Occupy Wall Street Footloose

On Wednesday, November 9th down at Liberty Square, Occupy Wall Street had a real life Footloose moment. A young man was arrested for dancing on the sidewalk and charged with disorderly conduct.

It may be one of the less significant moments in Occupy Wall Street history but the resulting action epitomized do much of what is driving the Occupy movement.

The next evening a group of musicians came together and suggested we sing and dance our way down to NYPD headquarters. Soon there were probably fifty or more Occupiers surrounding the impromptu Bluegrass band.

We started with a couple trips around Liberty Square (Zuccotti Park) and then headed up Broadway with a huge contingent of police who kindly escorted us (sarcasm), even stopped traffic for us.

Lots of great songs were sung. People danced. People laughed. At one point, as we neared police headquarters, we even sang to the NYPD: “NYPD won’t you come out tonight and dance in the pale moonlight.” The caravan of police were mostly laughing as they heard this.

When we got to police headquarters the violin player (pictured to the far left) used the people’s mic to inform the 50 or so police of what happened and assure them that if they wished to apologize we would accept it with open arms. We also asked them to please not arrest us for having a good time.
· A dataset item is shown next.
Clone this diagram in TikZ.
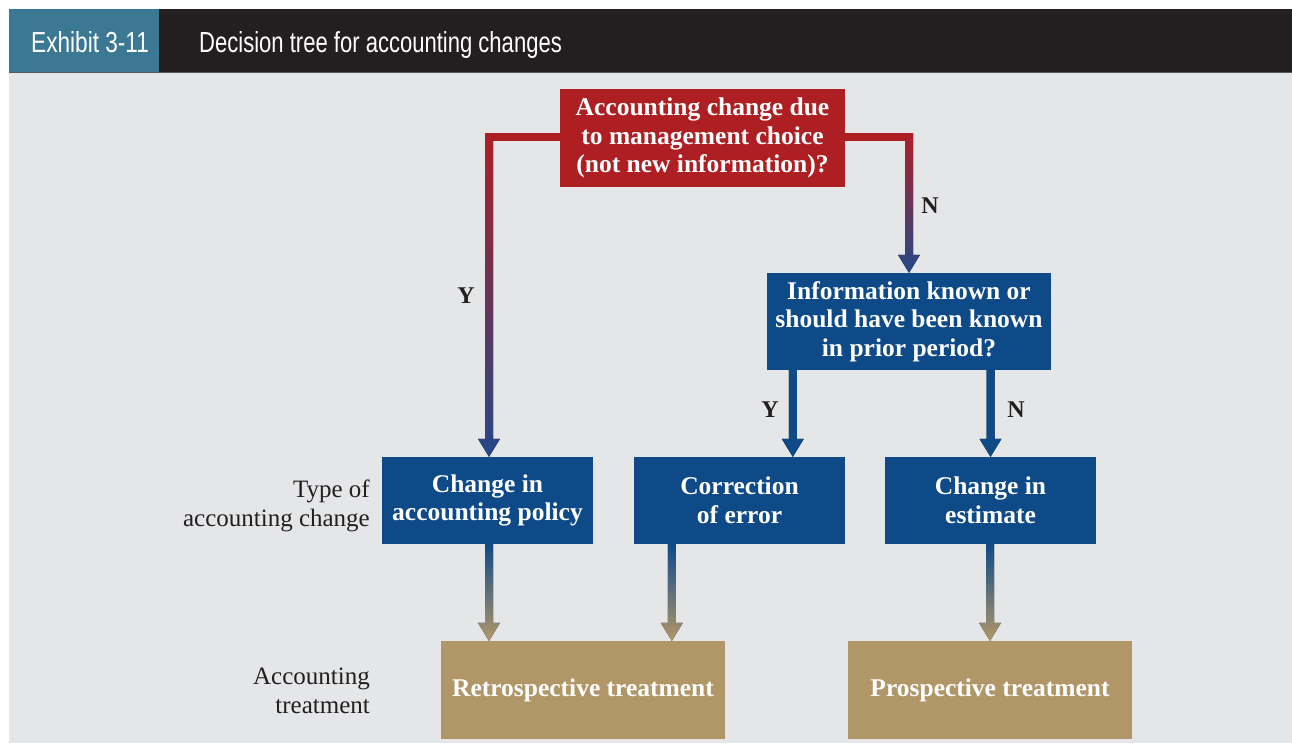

What followed was a great little Square Dance on the steps of police headquarters followed by a joyous march with more singing and dancing back to Liberty Square.

It was fun. It was creative. It was openly defiant of police repression and yet jovial enough that the police had a hard time not laughing or smiling. Onlookers couldn’t help but smile. It was beautiful and but one of the many reasons we occupy.